At a discussion held by the subcommittee headed by Steinitz, concern was expressed for the growing strength of the Egyptian Navy, which numbers about 60 vessels. In an internal discussion recently held with the participation of army officers, a distinction was made between a fleet whose job it is to protect the country's beaches and a fleet with the capability of fighting in the open sea. Egypt, it was said, has developed the capability of its fleet to act in "deep waters." This means that the Egyptian Navy, now equipped with Harpoon and Standard missiles, could soon pose a threat to shipping routes and could act against targets hundreds of kilometers away from its home port.

The Egyptian army numbers about 450,000 soldiers with a reserves force of about 600,000 additional men. The Americans are convinced that the only question that needs clarification is what the Egyptians' real intentions are. On the question of intentions, unlike that of capabilities, there is full agreement between the American and Israeli defense establishments.

The test of intentions

On July 23, the Egyptian Embassy celebrated the Egyptian Independence Day. The party in Israel was held at the Daniel Hotel on the Herzliya beachfront, as usual. The place of longtime Egyptian Ambassador Mohammed Bassiouny, who was recalled to Egypt soon after the outbreak of violence in the territories, was filled by his deputy and current charge d'affaires Ihab Sharif. "What will happen if Egypt is drawn into war?" Sharif was asked. His answer, as quoted in the Egyptian press, was, "Don't even think about that possibility. We are peaceful people; we don't want to speak about war."

Similar comments were made a week later by Egyptian Foreign Minister Ahmed Maher at a meeting with Egyptian youth. He said, "We are in a difficult and very dangerous position ... but war resolves nothing." However, Egyptian Defense Minister Mohammed Tantawi said that if there were to be a situation of war against Israel, Egypt is ready and its army is not inferior.

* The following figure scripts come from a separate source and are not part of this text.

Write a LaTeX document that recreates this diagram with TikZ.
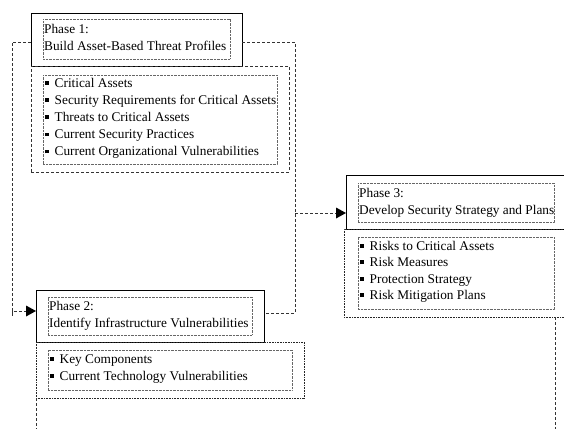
\documentclass[tikz,border=0pt]{standalone}
\usepackage{fontspec}
\setmainfont{Liberation Serif}
\usetikzlibrary{arrows.meta,calc}

\tikzset{
  x=1pt, y=-1pt,
  hdrbox/.style={draw=black, line width=0.85pt, inner sep=0pt, outer sep=0pt, anchor=north west},
  listbox/.style={draw=black!85, line width=0.8pt, dash pattern=on 1pt off 0.6pt, inner sep=0pt, outer sep=0pt, anchor=north west},
  dashbox/.style={draw=black!80, line width=0.9pt, dash pattern=on 3pt off 2pt, inner sep=0pt, outer sep=0pt, anchor=north west},
  innerbox/.style={draw=black!60, line width=0.6pt, dash pattern=on 0.8pt off 0.6pt, inner sep=0pt, outer sep=0pt, anchor=north west},
  conn/.style={draw=black!80, line width=0.9pt, dash pattern=on 3pt off 2pt},
  tip/.style={-{Triangle[length=10pt,width=11pt,fill=black,line width=0pt]}},
  line/.style={font=\fontsize{13.3}{17}\selectfont, inner sep=0pt, anchor=base west},
}
\newcommand{\bul}{\makebox[9.5pt][l]{\rule[2.5pt]{3.6pt}{3.6pt}}}

\begin{document}
\begin{tikzpicture}
\useasboundingbox (0,0) rectangle (564,429);

% Phase 1
\node[hdrbox, minimum width=211pt, minimum height=53pt] (p1) at (31,13) {};
\node[innerbox, minimum width=187pt, minimum height=40pt] (p1in) at (43,19) {};
\node[line] (p1a) at (44,33) {Phase 1:};
\node[line] (p1b) at (44,50) {Build Asset-Based Threat Profiles};
\node[dashbox, minimum width=258pt, minimum height=106pt] (l1) at (31,66) {};
\node[innerbox, minimum width=234pt, minimum height=89pt] (l1in) at (43,75) {};
\foreach \t [count=\i] in {Critical Assets,Security Requirements for Critical Assets,Threats to Critical Assets,Current Security Practices,Current Organizational Vulnerabilities}
  \node[line] (l1i\i) at (45,{87+17.2*(\i-1)}) {\bul\t};

% Phase 2
\node[hdrbox, minimum width=228pt, minimum height=52pt] (p2) at (36,290) {};
\node[innerbox, minimum width=204pt, minimum height=38pt] (p2in) at (48,297) {};
\node[line] (p2a) at (49,310) {Phase 2:};
\node[line] (p2b) at (49,327) {Identify Infrastructure Vulnerabilities};
\node[listbox, minimum width=268pt, minimum height=56pt] (l2) at (36,342) {};
\node[innerbox, minimum width=244pt, minimum height=40pt] (l2in) at (48,350) {};
\foreach \t [count=\i] in {Key Components,Current Technology Vulnerabilities}
  \node[line] (l2i\i) at (50,{363+17*(\i-1)}) {\bul\t};

% Phase 3
\node[hdrbox, minimum width=222pt, minimum height=54pt] (p3) at (346,175) {};
\node[innerbox, minimum width=196pt, minimum height=39pt] (p3in) at (358,183) {};
\node[line] (p3a) at (359,197) {Phase 3:};
\node[line] (p3b) at (359,214) {Develop Security Strategy and Plans};
\node[listbox, minimum width=224pt, minimum height=88pt] (l3) at (344,229) {};
\node[innerbox, minimum width=196pt, minimum height=72pt] (l3in) at (358,237) {};
\foreach \t [count=\i] in {Risks to Critical Assets,Risk Measures,Protection Strategy,Risk Mitigation Plans}
  \node[line] (l3i\i) at (360,{250+16.5*(\i-1)}) {\bul\t};

% connectors between the phases
\coordinate (lft) at (12,0);
\coordinate (rgt) at (295,0);
\draw[conn, tip] ([yshift=-2.5pt]p1.west) -| (lft |- p2.west) |- ([yshift=5pt]p2.west);
\draw[conn] ([yshift=-2.5pt]p1.east) -| ([yshift=3pt]p2.east -| rgt) -- ([yshift=3pt]p2.east);
\draw[conn, tip] ([yshift=-11pt]p3.west -| rgt) -- ([yshift=-11pt]p3.west);

% outgoing lines at the bottom
\coordinate (b2) at (36,429);
\coordinate (b3) at (555,429);
\draw[conn] (l2.south west) -- (b2);
\draw[conn] (l3.south -| b3) -- (b3);
\end{tikzpicture}
\end{document}
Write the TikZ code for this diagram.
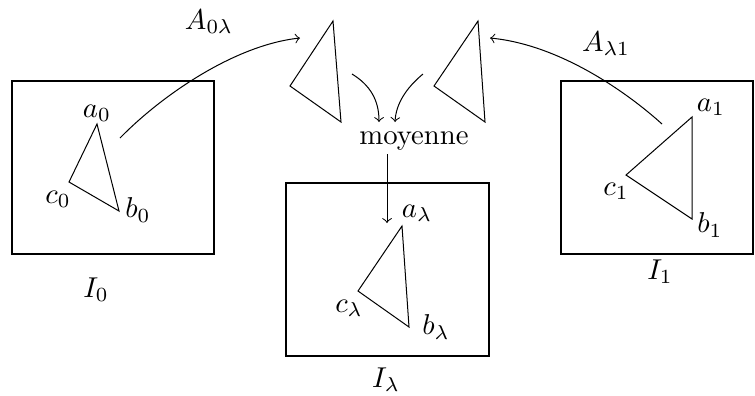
\documentclass[tikz,border=0pt]{standalone}
\usetikzlibrary{arrows}
\begin{document}
\begin{tikzpicture}[x=0.3484pt,y=-0.3484pt,>=to,
  lbl/.style={inner sep=0pt,anchor=center},
  boxline/.style={draw,line width=0.4pt},
  tri/.style={draw,line width=0.35pt,line join=miter},
  conn/.style={->,line width=0.35pt}]
\useasboundingbox (0,0) rectangle (755,395);
% boxes
\draw[boxline] (12,81) rectangle (214,254);
\draw[boxline] (286,183) rectangle (489,356);
\draw[boxline] (561,81) rectangle (753,254);
% triangle 0
\coordinate (a0) at (97,124);
\coordinate (c0) at (69,182);
\coordinate (b0) at (119,211);
\draw[tri] (a0) -- (b0) -- (c0) -- cycle;
\node[lbl] (la0) at (97,113) {$a_0$};
\node[lbl] (lc0) at (58,199) {$c_0$};
\node[lbl] (lb0) at (138,210) {$b_0$};
\node[lbl] (I0) at (96,290) {$I_0$};
% triangle 1
\coordinate (a1) at (692,117);
\coordinate (c1) at (626,175);
\coordinate (b1) at (692,219);
\draw[tri] (a1) -- (b1) -- (c1) -- cycle;
\node[lbl] (la1) at (711,107) {$a_1$};
\node[lbl] (lc1) at (616,191) {$c_1$};
\node[lbl] (lb1) at (710,225) {$b_1$};
\node[lbl] (I1) at (660,272) {$I_1$};
% triangle lambda
\coordinate (al) at (402,226);
\coordinate (cl) at (358,291);
\coordinate (bl) at (409,327);
\draw[tri] (al) -- (bl) -- (cl) -- cycle;
\node[lbl] (lal) at (417,213) {$a_\lambda$};
\node[lbl] (lcl) at (349,308) {$c_\lambda$};
\node[lbl] (lbl) at (436,327) {$b_\lambda$};
\node[lbl] (Il) at (386,380) {$I_\lambda$};
% top triangles
\coordinate (ta1) at (333,21);
\coordinate (ta2) at (290,86);
\coordinate (ta3) at (341,122);
\draw[tri] (ta1) -- (ta3) -- (ta2) -- cycle;
\coordinate (tb1) at (478,21);
\coordinate (tb2) at (434,86);
\coordinate (tb3) at (485,122);
\draw[tri] (tb1) -- (tb3) -- (tb2) -- cycle;
% moyenne
\node[lbl] (moy) at (414,141) {moyenne};
% connectors
\coordinate (s0) at (120,138);
\coordinate (e0) at (300,38);
\draw[conn] (s0) .. controls (162,95) and (235,45) .. (e0);
\node[lbl] (A0l) at (209,22) {$A_{0\lambda}$};
\coordinate (s1) at (662,124);
\coordinate (e1) at (490,38);
\draw[conn] (s1) .. controls (630,95) and (562,45) .. (e1);
\node[lbl] (Al1) at (606,44) {$A_{\lambda1}$};
\coordinate (m1s) at (352,74);
\coordinate (m1e) at (379,122);
\draw[conn] (m1s) .. controls (370,85) and (379,100) .. (m1e);
\coordinate (m2s) at (423,74);
\coordinate (m2e) at (395,122);
\draw[conn] (m2s) .. controls (406,88) and (396,104) .. (m2e);
\coordinate (ds) at (387,154);
\coordinate (de) at (387,223);
\draw[conn] (ds) -- (de);
\end{tikzpicture}
\end{document}
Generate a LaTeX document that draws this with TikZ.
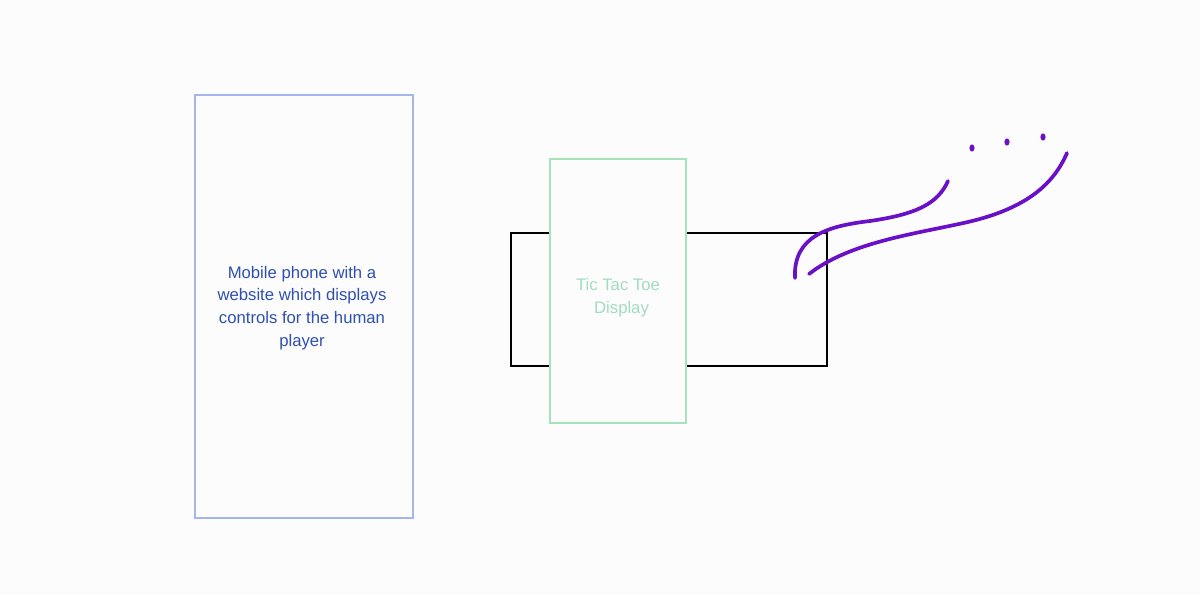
\documentclass[tikz,border=0pt]{standalone}
\usepackage{fontspec}
\setmainfont{Liberation Sans}
\usepackage{tikz}

\definecolor{bgcol}{HTML}{FCFCFC}
\definecolor{phoneline}{HTML}{A3B6EE}
\definecolor{phonetext}{HTML}{2F50B0}
\definecolor{displine}{HTML}{A6E2BC}
\definecolor{disptext}{HTML}{A2DCBE}
\definecolor{wave}{HTML}{6A10C8}

\begin{document}
\begin{tikzpicture}[x=0.02cm,y=-0.02cm,
        label text/.style={align=center,font=\fontsize{9.5}{12.9}\selectfont},
        wave line/.style={draw=wave,line width=2.1pt,line cap=round}]
        \fill[bgcol] (0,0) rectangle (1200,595);
        \useasboundingbox (0,0) rectangle (1200,595);
        \node[draw=phoneline,line width=1.1pt,minimum width=4.36cm,minimum height=8.46cm] (P) at (304,306.5) {};
        \node[label text,text=phonetext] (PT) at (302,308) {Mobile phone with a\\website which displays\\controls for the human\\player};
        \node[draw=black,line width=1pt,minimum width=6.32cm,minimum height=2.66cm] (B) at (669,299.5) {};
        \node[draw=displine,fill=bgcol,line width=1.1pt,minimum width=2.72cm,minimum height=5.28cm] (D) at (618,291) {};
        \node[label text,text=disptext] (DT) at (618,298) {Tic Tac Toe\\\hspace{4pt}Display};
        \draw[wave line] (795,278) .. controls (793,236) and (828,226) .. (870,221) .. controls (918,214) and (938,203) .. (948,181);
        \draw[wave line] (809,274) .. controls (850,242) and (915,234) .. (968,222) .. controls (1028,208) and (1054,183) .. (1067,153);
        \foreach \dx/\dy in {972/148, 1007/142, 1043/137}
            \fill[wave] (\dx,\dy) ellipse (2.6 and 3.6);
    \end{tikzpicture}
\end{document}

However, Israel believes that these statements are for internal consumption.

Israel is keeping close track of Mubarak's visits to army bases and command posts accompanied by senior army officers, where he tells the soldiers how important peace is. War, it is believed in Israel, in not in his interest. With all his criticism, the Egyptian president speaks of "an Arab strategy for peace." A week ago, during a visit to Washington, his political adviser Osama Al Baz repeated these words and added that even during a serious crisis, Egypt would not send troops into the Sinai.

Egypt, under Mubarak's leadership, is viewed as an island of stability. The problem is with his media. On August 2, the Internet edition of the Egyptian newspaper Al-Akhbar contained an inflammatory article by Anwar Mohammed. "Will the situation in Jerusalem lead to a new war in the Middle East? Is it possible for a sixth war to break out between the Arabs and Israel? The answer is simply yes. This war could break out suddenly, despite the fact that Egypt declared that the 1973 war was the last one, and has taken such great strides in the direction of peace so far."

Two days later, the daily Al-Gomhuria wrote that Egypt does not rule out war against Israel. A random selection of articles and headlines from the Egyptian press points to a uniform line of hatred and incitement toward Israel. The Israeli security establishment and Foreign Ministry distinguish between the Egyptian press and the government. But the question, as it is presented in internal debates, is: "Could it reach a point where the government can no longer contain the press? To what extent could a volcanic eruption of incitement draw Egypt into war?"